The aim of the defensive block was clearly to limit the space Barcelona had to play forward in when they had the ball in the central corridors, especially Messi. As soon as a Barcelona player would try to dribble or play through their midfield line, the Bilbao players would bunch together to minimize the space possible to do this.
It worked quite well for them throughout the game as only 7 of Barcelona’s 32 positional attacks came from the central area.
This can be seen in the image above, but unfortunately for Los Leones, in this example, Messi was still able to carve them open with a split pass, before playing a quick one-two and scoring.
When the opposing team played out to the wide areas, Bilbao would shift their entire defensive block over to the ball-side in order to prevent Barcelona from outnumbering them on the flanks with a wide overload.
This was also done rather successfully, and it prevented Barcelona from cutting through them.
As we can see in this image, Bilbao have four players to match Barcelona’s four on the right flank, preventing the overload. However, the major problem with committing so many bodies over to one side is that it leaves so much space for the opponent to switch the play into.
Essentially, the attacking team can exploit the defending team on the second-directional when this happens as gaps are likely to open. Barcelona exploited these gaps in Bilbao’s low block very efficiently by playing the ball into the gaps when Marcelino’s side could not regain their shape quickly enough, even scoring a goal from it.
Here is an instance where Barcelona cut through Bilbao by exploiting these spaces, captured merely seconds after the last image:
Barcelona quickly switched the play from one side to the other and before Bilbao could regain their compact defensive structure, Antoine Griezmann was in behind on the second directional.
This is something that Marcelino will need to work on with Bilbao in order to stop conceding as many goals as they have been. Already this season, they have conceded 22 goals in 18 games, the 9th highest in La Liga as of writing. On average, they are conceding 1.3 goals per game, meaning that by the end of the season, they are projected to concede almost 50 goals.
Most impressive about Los Leones under their new manager from his debut match were their transitions from defence to attack. We have already outlined how they would defend in their 4-4-2 mid-to-low block, but when they regained possession, their first instinct was to play forward as quickly as possible.
Against Barcelona, they had 5 counterattacks, with 2 ending in chances created, both being goals. The first in particular was of the highest quality.
Bilbao won the ball back just outside the 18-yard-box. With two line-splitting passes in mere seconds, Williams was through on goal before slotting past the goalkeeper.
At Valencia, Marcelino’s side were known for their ability on the break, and already with Bilbao this can be seen to be present within their attacking arsenal.
Williams was usually the aim of these counterattacks, typically supported by Garcia, as well as the two wingers flanking him, keeping the width in order to stretch Barcelona’s backline, leaving gaps to run into, although who partook in the attacks fluctuated depending on the situation.

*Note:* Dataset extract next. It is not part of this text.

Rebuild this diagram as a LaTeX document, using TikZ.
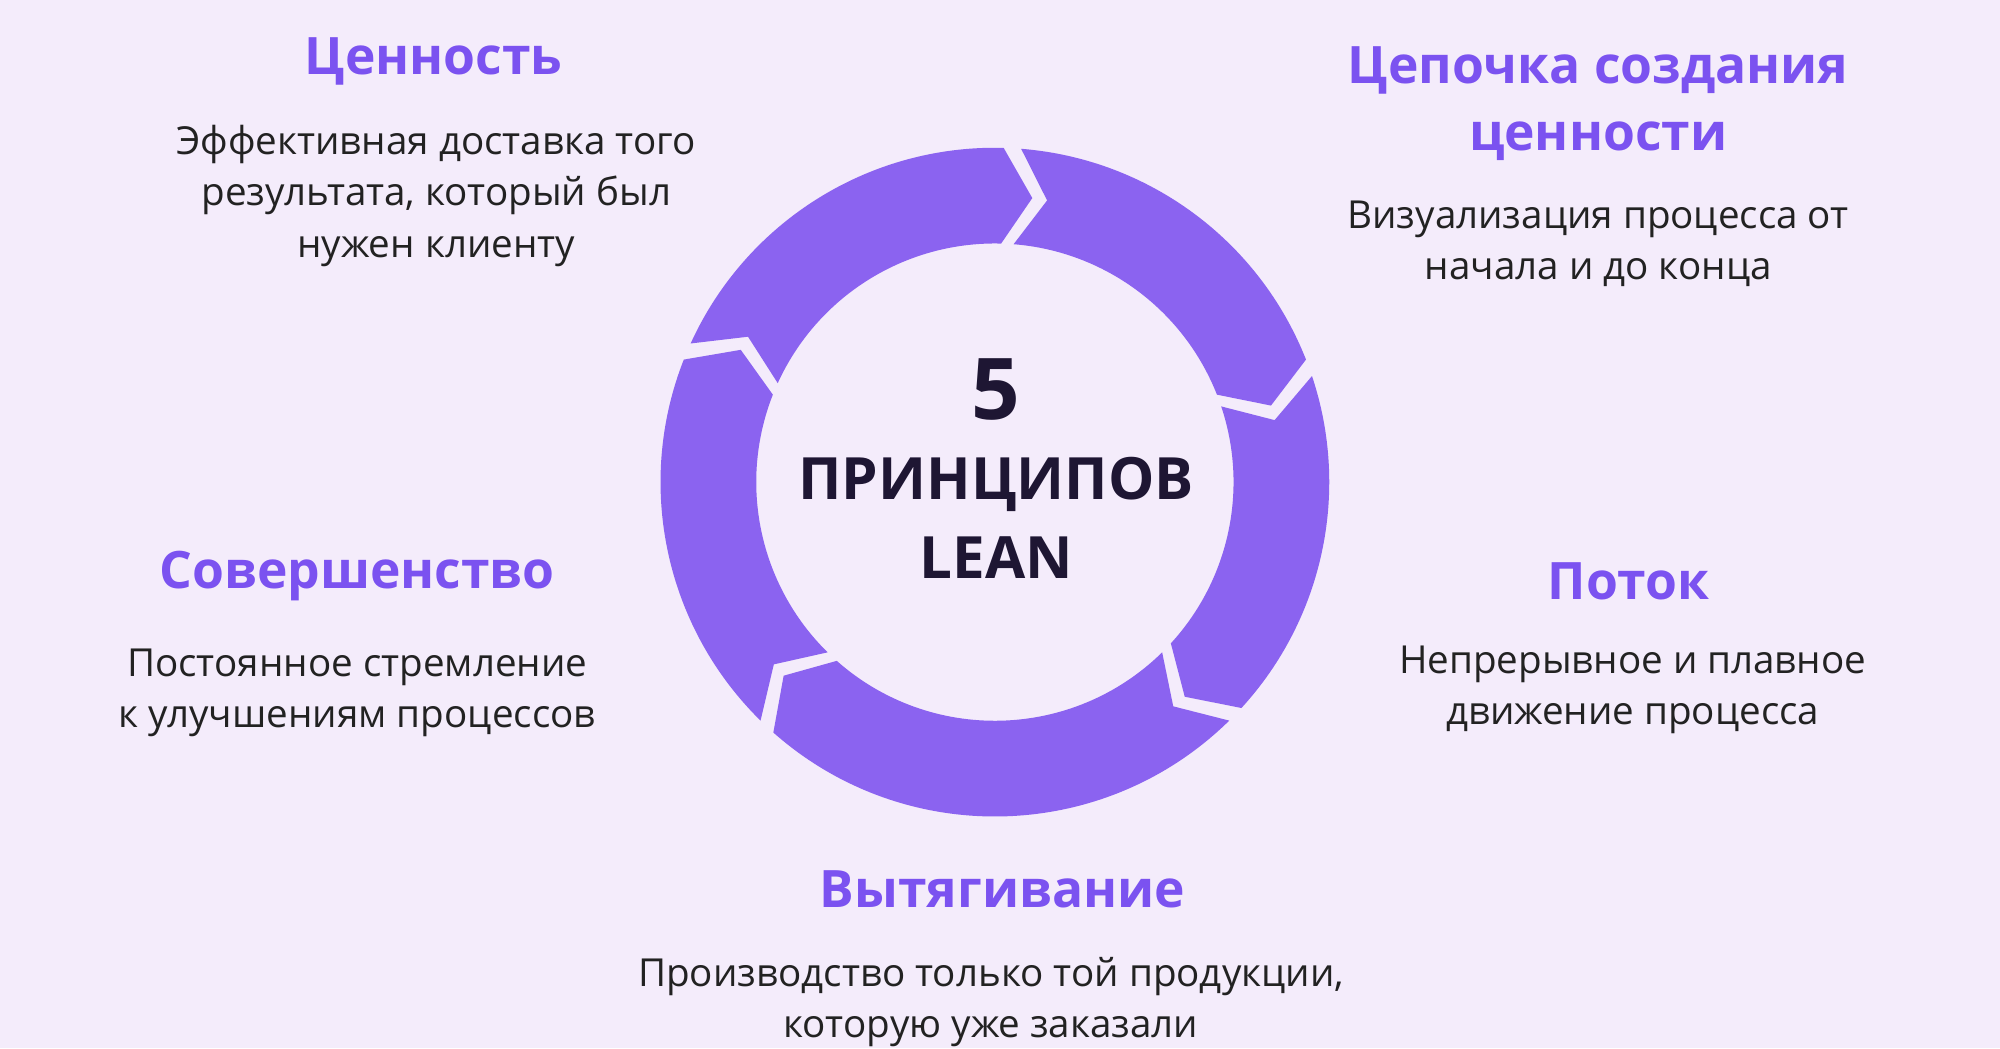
\documentclass[tikz,border=0pt]{standalone}
\usepackage{fontspec}
\setmainfont{Open Sans}
\definecolor{bg}{HTML}{F4ECFB}
\definecolor{seg}{HTML}{8B63F0}
\definecolor{head}{HTML}{7B52F0}
\definecolor{dark}{HTML}{1E1633}
\definecolor{body}{HTML}{222222}
\begin{document}
\begin{tikzpicture}[x=0.01cm,y=0.01cm,
  heading/.style={text=head,font=\fontsize{11.5}{13}\selectfont\bfseries,align=center},
  bodytext/.style={text=body,font=\fontsize{8.6}{11.4}\selectfont,align=center},
  center/.style={text=dark,font=\fontsize{13}{16}\selectfont\bfseries,align=center}]
\fill[bg] (0,0) rectangle (1568,-822);
\useasboundingbox (0,0) rectangle (1568,-822);
\begin{scope}[shift={(780,-378)}]
\foreach \s/\e in {155.5/88.5, 85.5/21.5, 18.5/-42.5, -45.5/-131.5, -134.5/-201.5}{
  \fill[seg] (\s:2.62cm) arc[start angle=\s, end angle=\e, radius=2.62cm]
    -- (\e-6:2.245cm) -- (\e:1.87cm)
    arc[start angle=\e, end angle=\s, radius=1.87cm]
    -- (\s-6:2.245cm) -- cycle;
}
\end{scope}
\node[center,font=\fontsize{19}{22}\selectfont\bfseries] (five) at (781,-305) {5};
\node[center] (pr) at (781,-380) {ПРИНЦИПОВ};
\node[center] (lean) at (781,-437) {LEAN};

\node[heading] (h1) at (340,-48) {Ценность};
\node[bodytext,anchor=north] (b1) at (342,-86) {Эффективная доставка того\\результата, который был\\нужен клиенту};
\node[heading,font=\fontsize{11.5}{15}\selectfont\bfseries] (h2) at (1253,-81) {Цепочка создания\\ценности};
\node[bodytext,anchor=north] (b2) at (1253,-145) {Визуализация процесса от\\начала и до конца};
\node[heading] (h3) at (280,-452) {Совершенство};
\node[bodytext,anchor=north] (b3) at (280,-496) {Постоянное стремление\\к улучшениям процессов};
\node[heading] (h4) at (1277,-456) {Поток};
\node[bodytext,anchor=north] (b4) at (1280,-494) {Непрерывное и плавное\\движение процесса};
\node[heading] (h5) at (786,-697) {Вытягивание};
\node[bodytext,anchor=north] (b5) at (777,-738) {Производство только той продукции,\\которую уже заказали};
\end{tikzpicture}
\end{document}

It is still far too early to tell yet if Marcelino will have the same impact on this Athletic Bilbao team as he did at Valencia and Villarreal. However, from a tactical standpoint, the game model was already clear to see against Barcelona on Saturday. What he needs to do to take Los Leones to the next level is very basic and clear, but will improve the side massively, potentially allowing them to compete for a Europa League place; score more and concede less.
At Valencia, he managed to take them from recurring mid-table finishes and turned them into a top-four Spanish club, all in a matter of a few months, so it is very plausible that if things go to plan and Bilbao continue to progress, playing the rapid, transition football that Marcelino loves, they may be competing in a European competition come next season.